→ WHAT YOU NEED TO DO: Retype the whole listing verbatim and keep the pictures out of it.

-- Start --

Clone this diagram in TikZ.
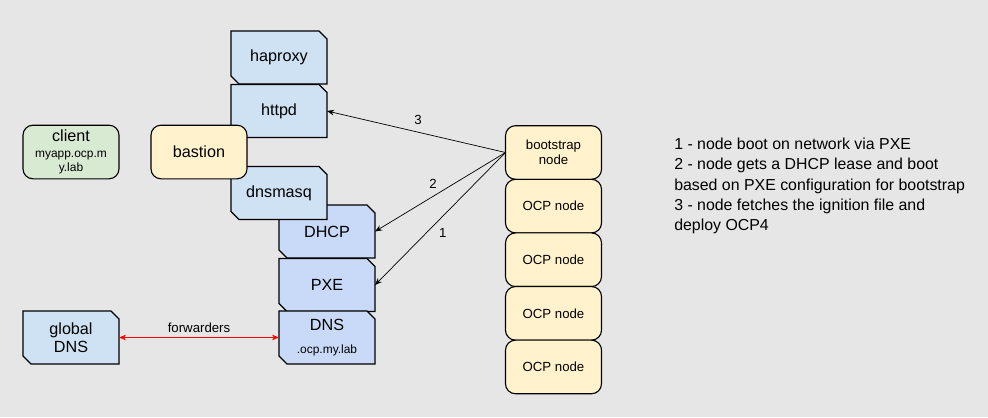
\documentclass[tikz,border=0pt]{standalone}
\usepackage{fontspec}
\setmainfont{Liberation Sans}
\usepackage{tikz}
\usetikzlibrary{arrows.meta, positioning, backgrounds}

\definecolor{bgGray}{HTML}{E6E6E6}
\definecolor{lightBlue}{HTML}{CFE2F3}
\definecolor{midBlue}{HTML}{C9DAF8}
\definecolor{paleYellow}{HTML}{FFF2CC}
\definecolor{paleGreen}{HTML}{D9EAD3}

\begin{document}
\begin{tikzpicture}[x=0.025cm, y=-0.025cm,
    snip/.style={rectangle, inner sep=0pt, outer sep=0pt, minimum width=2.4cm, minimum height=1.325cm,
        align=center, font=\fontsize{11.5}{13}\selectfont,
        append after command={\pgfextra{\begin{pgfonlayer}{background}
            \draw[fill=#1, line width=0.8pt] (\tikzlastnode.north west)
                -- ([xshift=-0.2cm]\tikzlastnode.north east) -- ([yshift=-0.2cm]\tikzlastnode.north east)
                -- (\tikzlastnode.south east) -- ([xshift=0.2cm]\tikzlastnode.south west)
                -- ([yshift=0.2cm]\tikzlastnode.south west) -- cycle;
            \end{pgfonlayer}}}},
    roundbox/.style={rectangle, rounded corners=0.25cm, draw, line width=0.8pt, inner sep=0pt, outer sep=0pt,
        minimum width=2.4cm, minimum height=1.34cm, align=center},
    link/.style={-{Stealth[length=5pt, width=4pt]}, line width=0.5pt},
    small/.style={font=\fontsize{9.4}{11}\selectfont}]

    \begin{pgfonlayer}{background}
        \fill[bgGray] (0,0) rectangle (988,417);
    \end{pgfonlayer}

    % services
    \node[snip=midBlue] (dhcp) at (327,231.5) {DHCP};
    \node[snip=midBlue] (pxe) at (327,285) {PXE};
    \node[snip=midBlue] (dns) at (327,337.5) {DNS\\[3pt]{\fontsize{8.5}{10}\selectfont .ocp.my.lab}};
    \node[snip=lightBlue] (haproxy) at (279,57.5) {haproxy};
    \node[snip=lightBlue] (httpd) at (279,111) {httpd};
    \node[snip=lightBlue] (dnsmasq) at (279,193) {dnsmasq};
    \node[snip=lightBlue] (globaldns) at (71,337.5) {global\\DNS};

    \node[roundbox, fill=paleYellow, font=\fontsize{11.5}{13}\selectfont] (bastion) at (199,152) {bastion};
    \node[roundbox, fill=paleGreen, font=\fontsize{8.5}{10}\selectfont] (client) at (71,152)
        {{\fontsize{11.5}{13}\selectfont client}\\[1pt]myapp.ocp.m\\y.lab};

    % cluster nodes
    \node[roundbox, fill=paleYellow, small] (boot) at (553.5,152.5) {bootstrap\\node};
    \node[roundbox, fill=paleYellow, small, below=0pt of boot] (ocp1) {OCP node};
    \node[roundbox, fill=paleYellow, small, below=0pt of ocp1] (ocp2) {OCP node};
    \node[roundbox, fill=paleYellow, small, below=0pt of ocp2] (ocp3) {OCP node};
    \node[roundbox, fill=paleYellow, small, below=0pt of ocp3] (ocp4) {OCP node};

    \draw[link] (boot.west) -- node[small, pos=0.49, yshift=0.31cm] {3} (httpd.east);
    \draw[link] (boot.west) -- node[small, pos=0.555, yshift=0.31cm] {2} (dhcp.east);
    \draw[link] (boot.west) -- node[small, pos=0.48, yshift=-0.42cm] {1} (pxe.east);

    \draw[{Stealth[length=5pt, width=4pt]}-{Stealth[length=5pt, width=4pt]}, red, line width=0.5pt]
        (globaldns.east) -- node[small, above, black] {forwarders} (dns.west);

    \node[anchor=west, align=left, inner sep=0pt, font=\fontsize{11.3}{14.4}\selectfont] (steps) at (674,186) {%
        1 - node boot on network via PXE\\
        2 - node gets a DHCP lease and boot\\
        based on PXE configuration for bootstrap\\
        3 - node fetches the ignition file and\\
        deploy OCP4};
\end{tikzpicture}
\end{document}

-- End --

→ RESPONSE:
Clone this diagram in TikZ.
\documentclass[tikz,border=0pt]{standalone}
\usepackage{fontspec}
\setmainfont{Liberation Sans}
\usepackage{tikz}
\usetikzlibrary{arrows.meta, positioning, backgrounds}

\definecolor{bgGray}{HTML}{E6E6E6}
\definecolor{lightBlue}{HTML}{CFE2F3}
\definecolor{midBlue}{HTML}{C9DAF8}
\definecolor{paleYellow}{HTML}{FFF2CC}
\definecolor{paleGreen}{HTML}{D9EAD3}

\begin{document}
\begin{tikzpicture}[x=0.025cm, y=-0.025cm,
    snip/.style={rectangle, inner sep=0pt, outer sep=0pt, minimum width=2.4cm, minimum height=1.325cm,
        align=center, font=\fontsize{11.5}{13}\selectfont,
        append after command={\pgfextra{\begin{pgfonlayer}{background}
            \draw[fill=#1, line width=0.8pt] (\tikzlastnode.north west)
                -- ([xshift=-0.2cm]\tikzlastnode.north east) -- ([yshift=-0.2cm]\tikzlastnode.north east)
                -- (\tikzlastnode.south east) -- ([xshift=0.2cm]\tikzlastnode.south west)
                -- ([yshift=0.2cm]\tikzlastnode.south west) -- cycle;
            \end{pgfonlayer}}}},
    roundbox/.style={rectangle, rounded corners=0.25cm, draw, line width=0.8pt, inner sep=0pt, outer sep=0pt,
        minimum width=2.4cm, minimum height=1.34cm, align=center},
    link/.style={-{Stealth[length=5pt, width=4pt]}, line width=0.5pt},
    small/.style={font=\fontsize{9.4}{11}\selectfont}]

    \begin{pgfonlayer}{background}
        \fill[bgGray] (0,0) rectangle (988,417);
    \end{pgfonlayer}

    % services
    \node[snip=midBlue] (dhcp) at (327,231.5) {DHCP};
    \node[snip=midBlue] (pxe) at (327,285) {PXE};
    \node[snip=midBlue] (dns) at (327,337.5) {DNS\\[3pt]{\fontsize{8.5}{10}\selectfont .ocp.my.lab}};
    \node[snip=lightBlue] (haproxy) at (279,57.5) {haproxy};
    \node[snip=lightBlue] (httpd) at (279,111) {httpd};
    \node[snip=lightBlue] (dnsmasq) at (279,193) {dnsmasq};
    \node[snip=lightBlue] (globaldns) at (71,337.5) {global\\DNS};

    \node[roundbox, fill=paleYellow, font=\fontsize{11.5}{13}\selectfont] (bastion) at (199,152) {bastion};
    \node[roundbox, fill=paleGreen, font=\fontsize{8.5}{10}\selectfont] (client) at (71,152)
        {{\fontsize{11.5}{13}\selectfont client}\\[1pt]myapp.ocp.m\\y.lab};

    % cluster nodes
    \node[roundbox, fill=paleYellow, small] (boot) at (553.5,152.5) {bootstrap\\node};
    \node[roundbox, fill=paleYellow, small, below=0pt of boot] (ocp1) {OCP node};
    \node[roundbox, fill=paleYellow, small, below=0pt of ocp1] (ocp2) {OCP node};
    \node[roundbox, fill=paleYellow, small, below=0pt of ocp2] (ocp3) {OCP node};
    \node[roundbox, fill=paleYellow, small, below=0pt of ocp3] (ocp4) {OCP node};

    \draw[link] (boot.west) -- node[small, pos=0.49, yshift=0.31cm] {3} (httpd.east);
    \draw[link] (boot.west) -- node[small, pos=0.555, yshift=0.31cm] {2} (dhcp.east);
    \draw[link] (boot.west) -- node[small, pos=0.48, yshift=-0.42cm] {1} (pxe.east);

    \draw[{Stealth[length=5pt, width=4pt]}-{Stealth[length=5pt, width=4pt]}, red, line width=0.5pt]
        (globaldns.east) -- node[small, above, black] {forwarders} (dns.west);

    \node[anchor=west, align=left, inner sep=0pt, font=\fontsize{11.3}{14.4}\selectfont] (steps) at (674,186) {%
        1 - node boot on network via PXE\\
        2 - node gets a DHCP lease and boot\\
        based on PXE configuration for bootstrap\\
        3 - node fetches the ignition file and\\
        deploy OCP4};
\end{tikzpicture}
\end{document}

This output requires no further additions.